As I contemplate my upcoming retirement, sitting down to draft this piece, I’m prompted to set the scene via a whistle-stop review of a career in telecoms spanning almost 50 years. More than half of this time was focused on the critical communications sector.
One unavoidable conclusion from such glorious hindsight is that all those ‘Moore’s laws’ and other prophecies, about the dramatic rates of change in the power, size and capabilities of technology are undoubtably true. Somewhat incredibly, when I first started work back in the early 1970s, the commercial computers we used probably had little more raw power than the subsequent, and now legendary, Sinclair ZX Spectrum home computer.
They filled a two metre-high equipment rack, had terminals with green monochrome screens, anything up to 64Mb of ferrite core memory, and ran on 10Mb removable hard disks with platters the size of outsized dinner plates. Teletypes running at 110 bps were the universal means of printed data communication and fax machines - let alone mobile phones, the Internet or GPS - remained still to be invented.
The first radio project I worked on was for voice-only train radio communications, based on a VHF analogue system. Then came a radio data system for the security services, which was also VHF analogue, with tiny monochrome CRT devices in vehicles communicating at a whopping 300 bps! That was pretty much state of the art at the time.
I don’t recall we aspiring young engineers knowing, much less caring, about standards in the technologies we worked on in those early days. Most systems were proprietary to their manufacturers and rarely, in any real sense, interoperable.
In fact, the first standard I became properly aware of was probably MPT 1327 for trunked radio, which was first published in 1988, with the ETSI TETRA standard following later in 1995. Of course, TCCA’s predecessor organisation, the TETRA MoU Association, - and all those pioneering individuals and organisations involved in it - became the vehicle for advancement and promotion of the standard globally. Their success in this undertaking can be clearly seen in the dominance TETRA achieved, and its continued standing as the pre-eminent solution for critical voice and short data communications.
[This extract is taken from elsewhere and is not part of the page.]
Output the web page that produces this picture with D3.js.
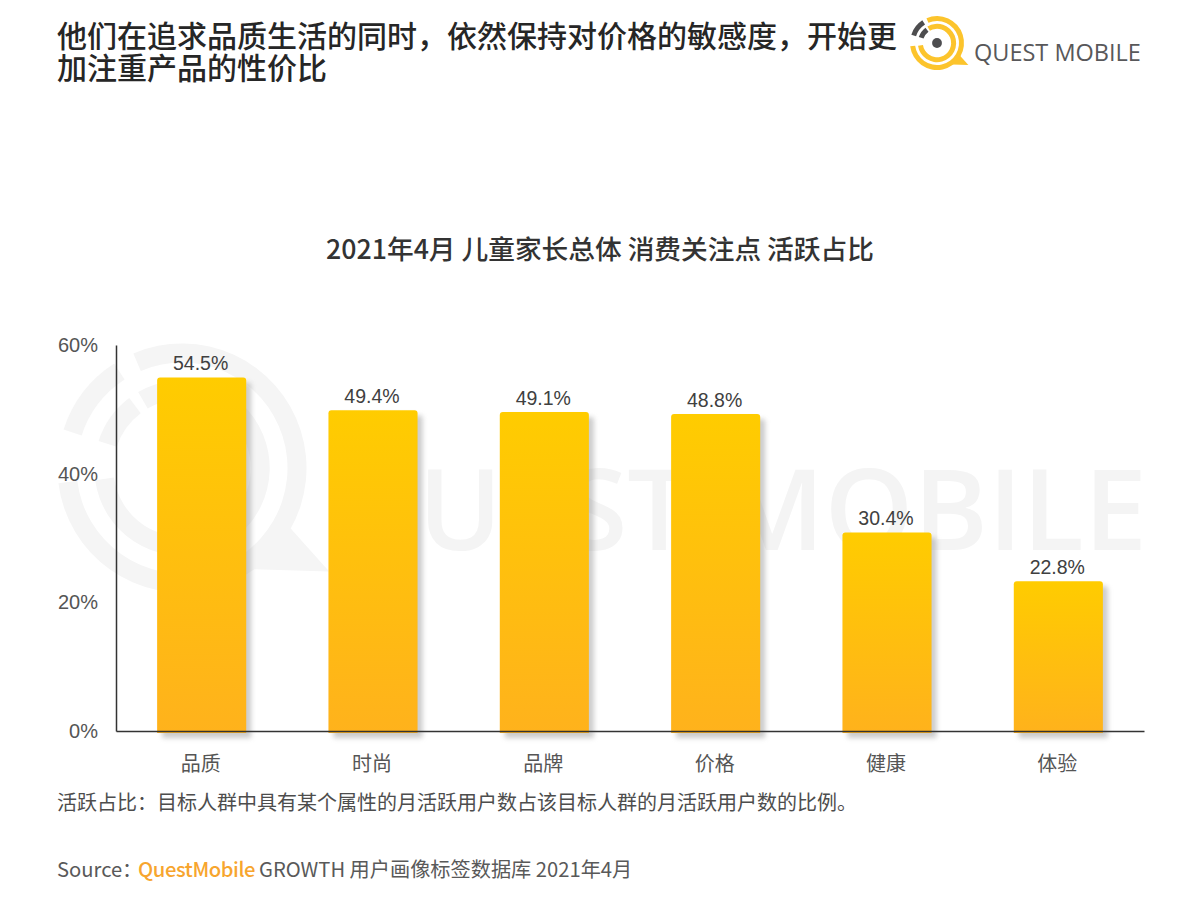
<!DOCTYPE html>
<html>
<head>
<meta charset="utf-8">
<script src="https://cdn.jsdelivr.net/npm/d3@7"></script>
<style>
  html, body { margin: 0; padding: 0; background: #fff; }
  svg { display: block; }
  text { font-family: "Noto Sans CJK SC", "Noto Sans", sans-serif; }
  .num { font-family: "Liberation Sans", Arial, sans-serif; }
</style>
</head>
<body>
<script>
// Chart data
const categories = ["品质", "时尚", "品牌", "价格", "健康", "体验"];
const values = [54.5, 49.4, 49.1, 48.8, 30.4, 22.8];
const yTicks = [0, 20, 40, 60];
const titleLines = ["他们在追求品质生活的同时，依然保持对价格的敏感度，开始更", "加注重产品的性价比"];
const chartTitle = "2021年4月 儿童家长总体 消费关注点 活跃占比";
const noteText = "活跃占比：目标人群中具有某个属性的月活跃用户数占该目标人群的月活跃用户数的比例。";

const width = 1200, height = 900;
const margin = { top: 345, right: 56, bottom: 169, left: 116 };

const svg = d3.select("body").append("svg")
  .attr("width", width)
  .attr("height", height);

const defs = svg.append("defs");

const grad = defs.append("linearGradient")
  .attr("id", "barFill")
  .attr("x1", 0).attr("y1", 0).attr("x2", 0).attr("y2", 1);
grad.append("stop").attr("offset", "0%").attr("stop-color", "#ffcc00");
grad.append("stop").attr("offset", "100%").attr("stop-color", "#ffb21c");

const blur = defs.append("filter")
  .attr("id", "barShadow")
  .attr("x", "-20%").attr("y", "-10%").attr("width", "150%").attr("height", "120%");
blur.append("feGaussianBlur").attr("stdDeviation", 2.5);

// Draws the ring logo, used for the header mark and the watermark
function drawLogo(g, r, stroke, ringColor, dotColor) {
  const arc = d3.arc();
  const ring = (rad, a0, a1, w) => arc({
    innerRadius: rad - w / 2, outerRadius: rad + w / 2,
    startAngle: a0 * Math.PI / 180, endAngle: a1 * Math.PI / 180
  });
  g.append("path").attr("d", ring(r, -23, 263, stroke)).attr("fill", ringColor);
  g.append("path").attr("d", ring(r * 0.68, -30, 262, stroke)).attr("fill", ringColor);
  g.append("path").attr("d", ring(r, -72, -33, stroke)).attr("fill", dotColor);
  g.append("path").attr("d", ring(r * 0.68, -72, -37, stroke)).attr("fill", dotColor);
  g.append("circle").attr("r", r * 0.2).attr("fill", dotColor);
  // speech bubble tail
  g.append("path")
    .attr("d", d3.line()([[r * 0.85, r * 0.42], [r * 1.28, r * 0.9], [r * 0.62, r * 0.88]]))
    .attr("fill", ringColor);
}

// Watermark
const wm = svg.append("g");
drawLogo(wm.append("g").attr("transform", "translate(182,468)"), 115, 19, "#f5f5f5", "#f5f5f5");
wm.append("text")
  .attr("x", 1147).attr("y", 550)
  .attr("text-anchor", "end")
  .attr("fill", "#f4f4f4")
  .attr("font-size", 113)
  .attr("font-weight", 600)
  .style("font-family", "'Open Sans', sans-serif")
  .text("QUEST MOBILE");

// Scales
const x = d3.scaleBand()
  .domain(categories)
  .range([margin.left, width - margin.right])
  .paddingInner(0.48)
  .paddingOuter(0.24);

const y = d3.scaleLinear()
  .domain([0, 60])
  .range([height - margin.bottom, margin.top]);

// bars sit about 3px above the axis scale in the original, and run past the baseline
const barLift = 3, barOverrun = 5;

const bars = svg.append("g");

function barPath(d, i) {
  const x0 = x(categories[i]), x1 = x0 + x.bandwidth();
  const top = y(d) - barLift, bottom = y(0) + barOverrun - barLift, r = 3;
  return `M${x0},${bottom}V${top + r}Q${x0},${top} ${x0 + r},${top}H${x1 - r}Q${x1},${top} ${x1},${top + r}V${bottom}Z`;
}

bars.selectAll(".shadow")
  .data(values)
  .join("path")
  .attr("class", "shadow")
  .attr("d", barPath)
  .attr("transform", "translate(5,5)")
  .attr("fill", "#9a9a9a")
  .attr("opacity", 0.5)
  .attr("filter", "url(#barShadow)");

bars.selectAll(".bar")
  .data(values)
  .join("path")
  .attr("class", "bar")
  .attr("d", barPath)
  .attr("fill", "url(#barFill)");

// Axes
const xAxis = svg.append("g")
  .attr("transform", `translate(0,${y(0)})`)
  .call(d3.axisBottom(x).tickSize(0).tickPadding(26));
xAxis.select(".domain").attr("stroke", "#333").attr("stroke-width", 1.5);
xAxis.selectAll("text")
  .attr("dx", -1)
  .attr("font-size", 20)
  .attr("fill", "#555")
  .style("font-family", "'Noto Sans CJK SC'");

const yAxis = svg.append("g")
  .attr("transform", `translate(${margin.left},0)`)
  .call(d3.axisLeft(y).tickValues(yTicks).tickFormat(d => d + "%").tickSize(0).tickPadding(18));
yAxis.select(".domain").attr("stroke", "#333").attr("stroke-width", 1.5);
yAxis.selectAll("text")
  .attr("class", "num")
  .attr("font-size", 20)
  .attr("fill", "#555");

// Value labels
svg.append("g").selectAll("text")
  .data(values)
  .join("text")
  .attr("class", "num")
  .attr("x", (d, i) => x(categories[i]) + x.bandwidth() / 2 - 1)
  .attr("y", d => y(d) - barLift - 7)
  .attr("text-anchor", "middle")
  .attr("font-size", 19.5)
  .attr("fill", "#404040")
  .text(d => d.toFixed(1) + "%");

// Header
svg.append("g").selectAll("text")
  .data(titleLines)
  .join("text")
  .attr("x", 57)
  .attr("y", (d, i) => 47 + i * 32)
  .attr("font-size", 30)
  .attr("font-weight", 500)
  .attr("fill", "#262626")
  .text(d => d);

svg.append("text")
  .attr("x", 600).attr("y", 259)
  .attr("text-anchor", "middle")
  .attr("font-size", 26.7)
  .attr("font-weight", 500)
  .attr("fill", "#333")
  .text(chartTitle);

// Logo
drawLogo(svg.append("g").attr("transform", "translate(937,43)"), 24.5, 5, "#fcc42c", "#4d4d4f");
svg.append("text")
  .attr("x", 974).attr("y", 61)
  .attr("font-size", 23.5)
  .attr("font-weight", 500)
  .attr("fill", "#58585a")
  .style("font-family", "'Open Sans', sans-serif")
  .text("QUEST MOBILE");

// Footer
svg.append("text")
  .attr("x", 57).attr("y", 810)
  .attr("font-size", 20)
  .attr("fill", "#4d4d4d")
  .text(noteText);

const source = svg.append("text")
  .attr("x", 57).attr("y", 877)
  .attr("font-size", 20.2)
  .attr("fill", "#595959");
source.append("tspan").text("Source：");
source.append("tspan").attr("x", 138).attr("fill", "#f7a52e").attr("font-weight", 500).attr("letter-spacing", -0.4).text("QuestMobile");
source.append("tspan").attr("x", 259).text("GROWTH 用户画像标签数据库 2021年4月");
</script>
</body>
</html>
Since then, and certainly throughout the subsequent independent consulting and TCCA parts of my career, standards have become my mantra and form a fundamental basis for the technological world we live and operate in.
TETRA could not have become the global success story it is without its basis in standards, as well as the many manufacturers who saw it as an opportunity to grow a market through competition, innovation and, perhaps most importantly, interoperability. The world renowned TCCA IOP programme has been, and will continue to be, a basis for independent certification that equipment from vendor ‘A’ properly interconnects and interoperates with that from vendor ‘B’ in a standardised way.
Users and operators have learned to trust and require this certification and the TETRA market as a whole has benefited hugely from the assurance it gives. Hence why TCCA together with GCF and other interested parties are now pursuing an extended and enhanced form of device certification for the critical broadband standards generated by 3GPP.
TCCA’s partnerships and collaboration with the likes of 3GPP, ETSI and GCF have become vital contributors to our continued work in catalysing, developing, evolving and evangelising standards for the future of critical communications globally. Without 3GPP there would be no single forum for the creation of state-of-the-art mobile standards, and without GCF there would similarly be no trusted single point of focus for the testing and certification of functioning and interoperation of devices designed to conform to 3GPP standards. I’m proud to have played a small part in nurturing TCCA’s relationship with these and other important partners, and have full confidence that they will endure and develop long after I’m no longer at the helm.
There is another area of TCCA’s partnerships and collaborations specific to standards and conformance which is bearing considerable and valuable fruit. This is with TCCA member the University of the Basque Country and the various other companies and organisations involved in the consortia which delivered the MCOP (Mission Critical Open Platform) project. This is now well advanced towards the conclusion of the MCS-TaaSting (Mission Critical Services Testing as a Service) development. Both of these projects benefited from funding provided by the US NIST Public Safety Innovation Accelerator Program. Our friends and colleagues in the USA such as NIST, and also, of course, FirstNet have been hugely important in catalysing developments in critical broadband as a whole.
Beyond standards writing, equipment development and conformance testing there of course sit the end users who need and want the latest solutions to deploy as vital parts of their work and operations. Here again TCCA provides a platform for collaboration, information exchange and cooperation, perhaps most cogently exemplified recently by the Government Authorities Global Village (GAGV) which formed an integral part of the highly acclaimed Critical Communications World (CCW) event held in November in Madrid. The information exchange and dialogue enabled by the GAGV on topics such as plans and strategies for broadband deployment appears to have been very well received by all parties involved in CCW ’21. It will undoubtedly become a fixture for future such events.
In conclusion, it’s clear that 50 years is an awfully long time in tech terms. However, it’s exciting to see just how much benefit can be achieved through collaboration and cooperation between like-minded individuals and organisations towards the common good. Onwards and upwards towards an even brighter future TCCA - and the whole critical communications community!